Special Forces heads suppressed SAS war crime evidence, inquiry hears

Bruce Houlder KC, who as a former director of service prosecutions was responsible for bringing charges and prosecuting those serving in the armed forces, told the BBC that the law “imposed a very clear duty” on commanding officers to report suspected crimes, “including murder, which we are talking about here”.
“If this came to my knowledge I would have asked the service police to investigate the DSF for that failure to report in 2011,” he said.
N1466 eventually reported the evidence directly to the Royal Military Police in January 2015, nearly four years after he had first raised his concerns and only after the RMP had begun Operation Northmoor, an investigation into the SAS.
He told the inquiry it was “a matter of great regret” that he had not gone sooner to the RMP, nor urged the director to refer the evidence to the RMP – a move which he said he viewed at the time as stepping out of line.
“When you look back on it, on those people who died unnecessarily from that point onwards – there were two toddlers shot in their bed next to their parents, you know – all that would not… necessarily have come to pass,” he said.

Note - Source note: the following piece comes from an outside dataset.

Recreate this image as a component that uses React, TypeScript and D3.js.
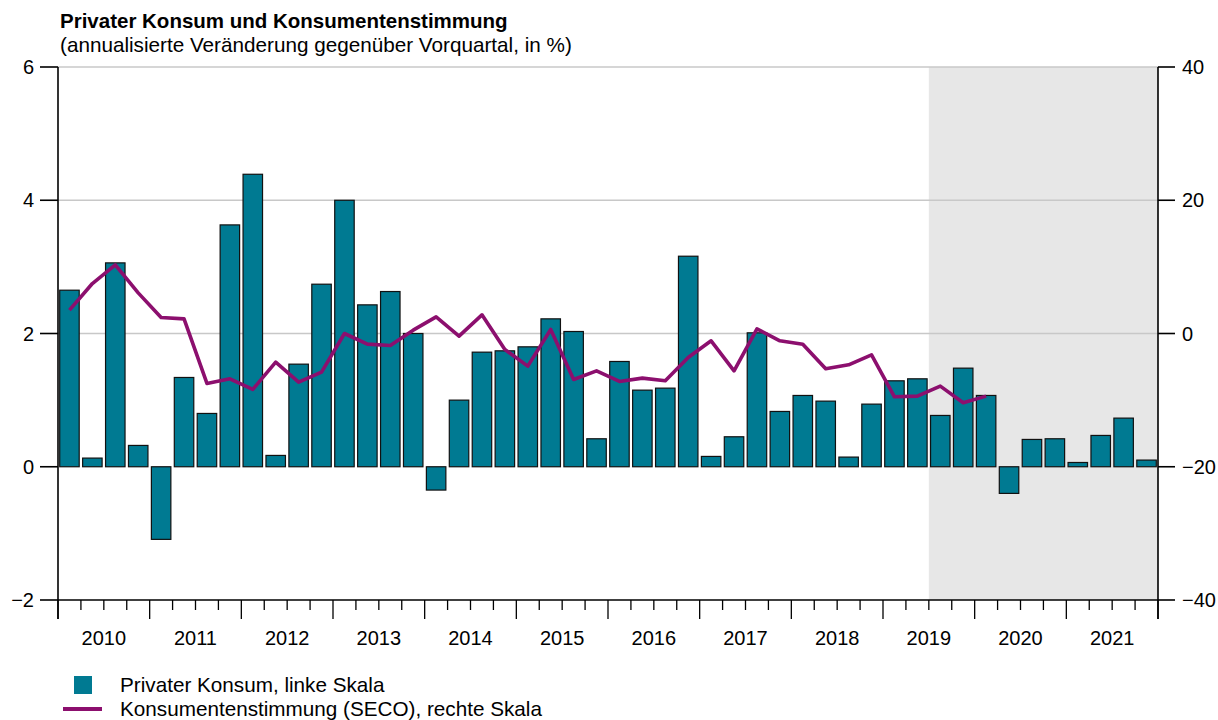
import * as d3 from 'd3';

// quarterly data 2010Q1 - 2021Q4
const years = [2010, 2011, 2012, 2013, 2014, 2015, 2016, 2017, 2018, 2019, 2020, 2021];
const quarters = years.flatMap(y => [1, 2, 3, 4].map(q => `${y}Q${q}`));

// Privater Konsum (annualisiert, %), linke Skala
const konsum = [
  2.65, 0.13, 3.06, 0.32,
  -1.09, 1.34, 0.8, 3.63,
  4.39, 0.17, 1.54, 2.74,
  4.0, 2.43, 2.63, 2.0,
  -0.35, 1.0, 1.72, 1.74,
  1.8, 2.22, 2.03, 0.42,
  1.58, 1.15, 1.18, 3.16,
  0.155, 0.45, 2.01, 0.83,
  1.07, 0.985, 0.145, 0.94,
  1.29, 1.32, 0.77, 1.48,
  1.07, -0.4, 0.41, 0.42,
  0.064, 0.47, 0.73, 0.1,
];

// Konsumentenstimmung (SECO), rechte Skala – bis 2020Q1
const stimmung = [
  3.5, 7.5, 10.3, 6.1,
  2.4, 2.2, -7.5, -6.8,
  -8.4, -4.3, -7.3, -5.8,
  0.0, -1.6, -1.8, 0.5,
  2.5, -0.4, 2.8, -2.4,
  -4.9, 0.6, -6.9, -5.6,
  -7.2, -6.7, -7.1, -3.6,
  -1.1, -5.6, 0.7, -1.1,
  -1.6, -5.3, -4.7, -3.2,
  -9.5, -9.4, -7.9, -10.4,
  -9.4,
];

const leftTicks = [-2, 0, 2, 4, 6];
const rightTicks = [-40, -20, 0, 20, 40];
const gridTicks = [2, 4, 6];
const shadeFrom = '2019Q3';

const W = 1218;
const H = 720;
const m = { left: 58, right: 1158, top: 67, bottom: 600 };
const font = '"Liberation Sans", Arial, Helvetica, sans-serif';
const barColor = '#007A92';
const lineColor = '#8C0F6E';
const fs = 20;
const fsText = 20.7;

export default function App() {
  const x = d3.scaleBand<string>().domain(quarters).range([m.left, m.right])
    .paddingInner(0.15).paddingOuter(0.075);
  const yL = d3.scaleLinear().domain([-2, 6]).range([m.bottom, m.top]);
  const yR = d3.scaleLinear().domain([-40, 40]).range([m.bottom, m.top]);
  const fmt = d3.format('');
  const half = (x.step() - x.bandwidth()) / 2;
  const bound = (i: number) => (i < quarters.length ? (x(quarters[i]) as number) - half : m.right);

  const line = d3.line<number>()
    .x((_, i) => (x(quarters[i]) as number) + x.bandwidth() / 2)
    .y(d => yR(d));

  const shadeX = bound(quarters.indexOf(shadeFrom));

  return (
    <svg width={W} height={H} style={{ position: 'absolute', left: 0, top: 0, fontFamily: font }}>
      <rect width={W} height={H} fill="#fff" />
      <text x={60} y={28} fontSize={20.5} fontWeight="bold">Privater Konsum und Konsumentenstimmung</text>
      <text x={60} y={52} fontSize={fsText}>(annualisierte Veränderung gegenüber Vorquartal, in %)</text>

      {/* prognose shading */}
      <rect x={shadeX} y={m.top} width={m.right - shadeX} height={m.bottom - m.top} fill="#E7E7E7" />

      {gridTicks.map(t => (
        <line key={t} x1={m.left} x2={m.right} y1={yL(t)} y2={yL(t)} stroke="#C8C8C8" strokeWidth={1.5} />
      ))}

      {konsum.map((v, i) => (
        <rect key={quarters[i]}
          x={x(quarters[i])} width={x.bandwidth()}
          y={Math.min(yL(v), yL(0))} height={Math.abs(yL(v) - yL(0))}
          fill={barColor} stroke="#111" strokeWidth={1.2} />
      ))}

      <path d={line(stimmung) ?? ''} fill="none" stroke={lineColor} strokeWidth={3.6} strokeLinejoin="round" />

      {/* left axis */}
      <line x1={m.left} x2={m.left} y1={m.top} y2={m.bottom + 19} stroke="#000" strokeWidth={1.6} />
      {leftTicks.map(t => (
        <g key={t}>
          <line x1={m.left - 18} x2={m.left} y1={yL(t)} y2={yL(t)} stroke="#000" strokeWidth={1.6} />
          <text x={m.left - 24} y={yL(t)} dy="0.35em" textAnchor="end" fontSize={fs}>{fmt(t)}</text>
        </g>
      ))}

      {/* right axis */}
      <line x1={m.right} x2={m.right} y1={m.top} y2={m.bottom + 19} stroke="#000" strokeWidth={1.6} />
      {rightTicks.map(t => (
        <g key={t}>
          <line x1={m.right} x2={m.right + 17} y1={yR(t)} y2={yR(t)} stroke="#000" strokeWidth={1.6} />
          <text x={m.right + 24} y={yR(t)} dy="0.35em" fontSize={fs}>{fmt(t)}</text>
        </g>
      ))}

      {/* bottom axis */}
      <line x1={m.left} x2={m.right} y1={m.bottom} y2={m.bottom} stroke="#000" strokeWidth={1.6} />
      {d3.range(quarters.length + 1).map(i => (
        <line key={i} x1={bound(i)} x2={bound(i)} y1={m.bottom}
          y2={m.bottom + (i % 4 === 0 ? 19 : 10)} stroke="#000" strokeWidth={1.3} />
      ))}
      {years.map((yr, j) => (
        <text key={yr} x={(bound(j * 4) + bound(j * 4 + 4)) / 2} y={645} textAnchor="middle" fontSize={fs}>{yr}</text>
      ))}

      {/* legend */}
      <rect x={74} y={676} width={18} height={18} fill={barColor} />
      <text x={120} y={692} fontSize={fsText}>Privater Konsum, linke Skala</text>
      <line x1={63} x2={102} y1={709} y2={709} stroke={lineColor} strokeWidth={3.8} />
      <text x={120} y={716} fontSize={fsText}>Konsumentenstimmung (SECO), rechte Skala</text>
    </svg>
  );
}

He was referring to an SAS raid in Nimruz province in August 2012 which was first uncovered by the BBC, on which two young parents were fatally shot while in bed with their infant sons, who were also shot and gravely wounded.
The raid, which occurred after the new director special forces had taken over, was never reported to the military police.
The director who took over in 2012 told the BBC that the allegations made by N1466 were refuted and that he would provide a comprehensive response to each of these matters in his evidence to the inquiry in due course.
He said that none of his senior commanders expressed any concerns or produced any evidence of unlawful killings at any stage of his three years in charge and that there was no allegation or evidence he was aware of to refer to the RMP.
The former officer who was director special forces in 2011 did not respond to a request for comment.